MR STEFANIAK (continuing):

The difficulty with compulsive behaviour is to distinguish impulses which are irresistible from those which were simply not resisted. In the light of the potential difficulties, the Commission does not believe that the insanity defence should be covered to include irresistible impulse.

In its Discussion Paper No 14, Mental Malfunction and Criminal Responsibility (1988), at 19, the Commission noted that "the test is not in fact restricted to impulsive actions. It applies to a general lack of capacity to control conduct".

In its Discussion Paper, the Commission noted that some cases of "irresistible impulse"would fall under the traditional test. That is, the defendant may argue that he or she had so lost control that they did not know what they were doing was wrong. The Commission noted however,

This would not avail a defendant who could think calmly about the wrongness of his or her actions but was unable to resist. Under the legislation operating in some States, such a person would have an insanity defence.

I would submit that that is wrong and could open the floodgates to a lot of spurious defences. The report goes on to say:

The problem of allowing the insanity defence in such cases-where there is no evidence of overwhelming emotion-is to distinguish them from cases of callous blameworthy conduct."

Blurring what might well be cases of callous, blameworthy conduct, enabling someone to succeed in this defence, is a real problem I do not think the community would want.
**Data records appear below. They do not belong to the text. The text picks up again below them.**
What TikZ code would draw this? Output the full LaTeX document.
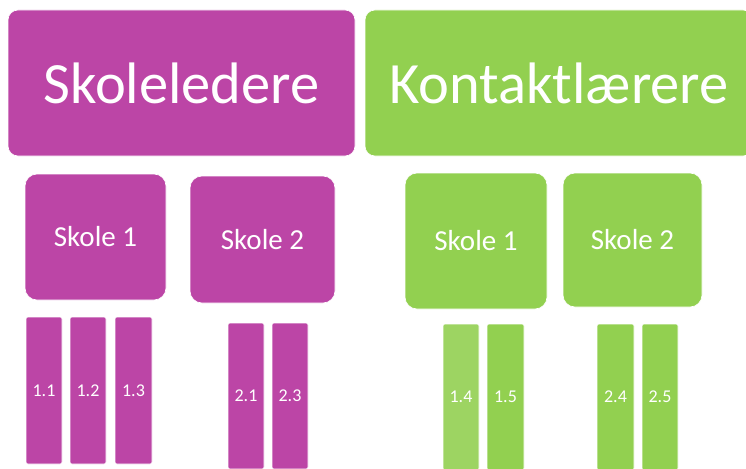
\documentclass[tikz,border=0pt]{standalone}
\usepackage{fontspec}
\setmainfont{Carlito}
\definecolor{plum}{RGB}{188,69,166}
\definecolor{leaf}{RGB}{146,208,80}
\definecolor{leaflight}{RGB}{157,212,98}
\tikzset{
  tile/.style={draw=white, line width=0.6pt, text=white, inner sep=0pt, align=center},
  headbox/.style={tile, rounded corners=10pt, font=\fontsize{58.5}{62}\selectfont},
  schoolbox/.style={tile, rounded corners=12pt, font=\fontsize{29}{32}\selectfont},
  classbar/.style={tile, rounded corners=2pt, minimum width=36pt, font=\fontsize{18}{20}\selectfont},
}
\begin{document}
\begin{tikzpicture}[x=1pt,y=-1pt]
\useasboundingbox (0,0) rectangle (746,468);
\clip (0,0) rectangle (746,468);
% top headings
\node[headbox, fill=plum, minimum width=347pt, minimum height=146pt] (ledere) at (181.5,83) {Skoleledere};
\node[headbox, fill=leaf, minimum width=388pt, minimum height=146pt] (kontakt) at (559,83) {Kontaktlærere};
% schools
\node[schoolbox, fill=plum, minimum width=141pt, minimum height=126pt] (ps1) at (95.5,237) {Skole 1};
\node[schoolbox, fill=plum, minimum width=145pt, minimum height=127pt] (ps2) at (262.5,239.5) {Skole 2};
\node[schoolbox, fill=leaf, minimum width=142pt, minimum height=136pt] (gs1) at (476,241) {Skole 1};
\node[schoolbox, fill=leaf, minimum width=139pt, minimum height=134pt] (gs2) at (632.5,240) {Skole 2};
% classes
\node[classbar, fill=plum, minimum height=147pt] (c11) at (44,390.5) {1.1};
\node[classbar, fill=plum, minimum height=147pt] (c12) at (88,390.5) {1.2};
\node[classbar, fill=plum, minimum height=147pt, minimum width=37pt] (c13) at (133.5,390.5) {1.3};
\node[classbar, fill=plum, minimum height=146pt] (c21) at (246,396) {2.1};
\node[classbar, fill=plum, minimum height=146pt] (c23) at (290,396) {2.3};
\node[classbar, fill=leaflight, minimum height=146pt] (c14) at (461,397) {1.4};
\node[classbar, fill=leaf, minimum height=146pt, minimum width=37pt] (c15) at (505.5,397) {1.5};
\node[classbar, fill=leaf, minimum height=146pt, minimum width=37pt] (c24) at (615.5,397) {2.4};
\node[classbar, fill=leaf, minimum height=146pt] (c25) at (660,397) {2.5};
\end{tikzpicture}
\end{document}
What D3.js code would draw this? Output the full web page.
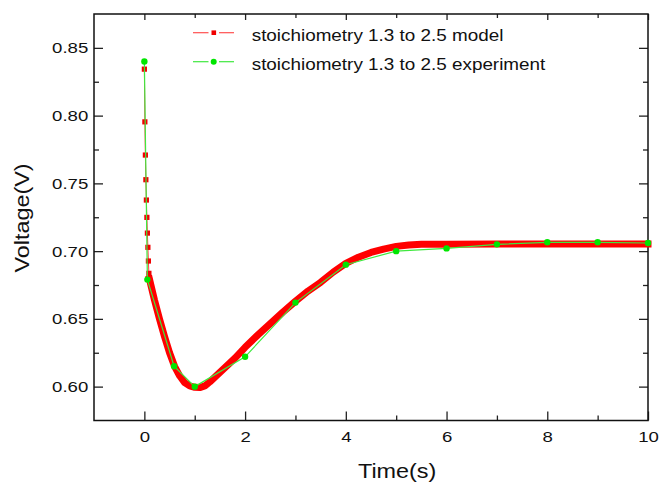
<!DOCTYPE html>
<html>
<head>
<meta charset="utf-8">
<script src="https://cdn.jsdelivr.net/npm/d3@7"></script>
<style>
  body { margin: 0; background: #fff; }
  svg { display: block; }
  text { font-family: "Liberation Sans", Arial, sans-serif; fill: #111; }
  .tick line { stroke: #222; stroke-width: 1.3; }
  .tick text { font-size: 15.5px; }
</style>
</head>
<body>
<svg width="662" height="482"></svg>
<script>
// **** data ****
var modelTime = [0, 0.01, 0.02, 0.03, 0.04, 0.05, 0.06, 0.07, 0.08, 0.09,
    0.1, 0.2, 0.3, 0.4, 0.5, 0.6, 0.7, 0.8, 0.9, 1.0, 1.1, 1.2, 1.3, 1.4, 1.5, 1.6, 1.8,
    2.0, 2.25, 2.5, 2.75, 3.0, 3.25, 3.5, 3.75, 4.0, 4.25, 4.5, 4.75, 5.0, 5.25, 5.5,
    6, 7, 8, 9, 10];
var modelVolt = [0.8343, 0.7954, 0.7709, 0.7527, 0.7377, 0.7249, 0.7133, 0.7028, 0.6927, 0.6836,
    0.6795, 0.664, 0.650, 0.637, 0.625, 0.615, 0.608, 0.603, 0.6005, 0.5995, 0.5993, 0.6005, 0.6035, 0.607, 0.6105, 0.614, 0.621,
    0.629, 0.638, 0.6465, 0.655, 0.663, 0.6705, 0.677, 0.6845, 0.691, 0.6955, 0.699, 0.7015, 0.7035, 0.7045, 0.7050,
    0.7050, 0.7052, 0.7053, 0.7053, 0.7053];

var expTime = [0, 0.06, 0.59, 1.0, 2, 3, 4, 5, 6, 7, 8, 9, 10];
var expVolt = [0.840, 0.679, 0.615, 0.600, 0.622, 0.662, 0.690, 0.700, 0.702, 0.705, 0.7065, 0.7065, 0.706];

var xMajor = [0, 2, 4, 6, 8, 10];
var xMinor = [1, 3, 5, 7, 9];
var yMajor = [0.60, 0.65, 0.70, 0.75, 0.80, 0.85];
var yMinor = [0.625, 0.675, 0.725, 0.775, 0.825];

var seriesNames = ["stoichiometry 1.3 to 2.5 model", "stoichiometry 1.3 to 2.5 experiment"];

// **** scales ****
var plotLeft = 94, plotRight = 648, plotTop = 14, plotBottom = 420.5;
var x = d3.scaleLinear().domain([-1, 10]).range([plotLeft, plotRight]);
var y = d3.scaleLinear().domain([0.575, 0.875]).range([plotBottom, plotTop]);
var stretch = "scale(1.2,1)";

var svg = d3.select("svg");

// **** axes (ticks point inwards) ****
function addAxis(axis, tr, major, minor, size, minorSize, labels) {
    svg.append("g").attr("transform", tr).call(axis.tickValues(minor).tickSize(minorSize).tickFormat(""))
        .call(function (g) { g.select(".domain").remove(); });
    var g = svg.append("g").attr("transform", tr).call(axis.tickValues(major).tickSize(size)
        .tickFormat(labels ? labels : ""));
    g.select(".domain").remove();
    g.attr("font-family", null).attr("font-size", null);
    return g;
}

var gx = addAxis(d3.axisBottom(x).tickPadding(11), "translate(0," + plotBottom + ")", xMajor, xMinor, -9, -5, d3.format("d"));
gx.selectAll("text").attr("transform", stretch);
addAxis(d3.axisTop(x), "translate(0," + plotTop + ")", xMajor, xMinor, -6, -4, null);

var gy = addAxis(d3.axisLeft(y).tickPadding(4.8), "translate(" + plotLeft + ",0)", yMajor, yMinor, -9, -5, d3.format(".2f"));
gy.selectAll("text").attr("transform", stretch);
addAxis(d3.axisRight(y), "translate(" + plotRight + ",0)", yMajor, yMinor, -9, -5, null);

// frame
svg.append("rect").attr("x", plotLeft).attr("y", plotTop).attr("width", plotRight - plotLeft).attr("height", plotBottom - plotTop)
    .attr("fill", "none").attr("stroke", "#111").attr("stroke-width", 1.5);

// axis titles
svg.append("text").attr("transform", "translate(358,478) " + stretch)
    .attr("font-size", "19.5px").text("Time(s)");
svg.append("text").attr("transform", "translate(29,218) rotate(-90) scale(1.2,1)")
    .attr("text-anchor", "middle").attr("font-size", "19.5px").text("Voltage(V)");

// **** model series ****
var model = modelTime.map(function (t, i) { return [t, modelVolt[i]]; });
var exp = expTime.map(function (t, i) { return [t, expVolt[i]]; });
var line = d3.line().x(function (d) { return x(d[0]); }).y(function (d) { return y(d[1]); });
var denseFrom = 10; // markers merge into a solid band from here on

svg.append("path").datum(model).attr("d", line).attr("fill", "none")
    .attr("stroke", "#ff4040").attr("stroke-width", 1);
svg.append("path").datum(model.slice(denseFrom)).attr("d", line).attr("fill", "none")
    .attr("stroke", "#ff0000").attr("stroke-width", 7)
    .attr("stroke-linejoin", "round").attr("stroke-linecap", "square");
svg.selectAll(".sq").data(model.slice(0, denseFrom)).enter().append("rect").attr("class", "sq")
    .attr("x", function (d) { return x(d[0]) - 2.6; })
    .attr("y", function (d) { return y(d[1]) - 2.6; })
    .attr("width", 5.2).attr("height", 5.2).attr("fill", "#f00000");

// **** experiment series ****
svg.append("path").datum(exp).attr("d", line).attr("fill", "none")
    .attr("stroke", "#3fe83f").attr("stroke-width", 1.2);
svg.selectAll(".dot").data(exp).enter().append("circle").attr("class", "dot")
    .attr("cx", function (d) { return x(d[0]); })
    .attr("cy", function (d) { return y(d[1]); })
    .attr("r", 3.2).attr("fill", "#00e600");

// **** legend ****
var legend = svg.append("g");
var legY = [32.7, 61.7];
var legColor = ["#ff5050", "#3fe83f"];
var legMark = ["#f00000", "#00e600"];
seriesNames.forEach(function (name, i) {
    // line broken around the marker, as in the original
    legend.append("line").attr("x1", 193).attr("x2", 208.5).attr("y1", legY[i]).attr("y2", legY[i])
        .attr("stroke", legColor[i]).attr("stroke-width", 1.2);
    legend.append("line").attr("x1", 219).attr("x2", 234).attr("y1", legY[i]).attr("y2", legY[i])
        .attr("stroke", legColor[i]).attr("stroke-width", 1.2);
    if (i === 0) {
        legend.append("rect").attr("x", 211.5).attr("y", legY[i] - 2.3).attr("width", 4.6).attr("height", 4.6)
            .attr("fill", legMark[i]);
    } else {
        legend.append("circle").attr("cx", 213.7).attr("cy", legY[i]).attr("r", 3).attr("fill", legMark[i]);
    }
    legend.append("text").attr("transform", "translate(251.7," + (legY[i] + 8) + ") scale(1.18,1)")
        .attr("font-size", "16px").text(name);
});
</script>
</body>
</html>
I do not think it is desirable in our criminal justice system.

The report goes on to make a few other comments and refers to pages 18 to 20 of the Victorian commission's report.

The first two paragraphs of subclause 28 (1)-that the person did not know the nature and quality of the conduct or that the person did not know the conduct was wrong-are traditional elements that have been accepted over a number of decades as a defence of mental impairment or insanity.

I am very concerned that the third element-that the person could not control the conduct-will lead to spurious defences being run by people who are not really deserving.

Mrs Dunne: It is like the drunk's defence.

MR STEFANIAK: My colleague Mrs Dunne makes a very good point. She states, "It is like the drunk's defence."It does potentially get us into a situation like the Nadruka case which this Assembly overcame but which is effectively replicated in this legislation. The community was outraged at that case. I felt a bit sorry for the magistrate, who might have done a better job. I could see his reasoning. But we the legislature saw fit to amend the legislation to make it quite clear that undeserving persons should not have these types of defences available to them.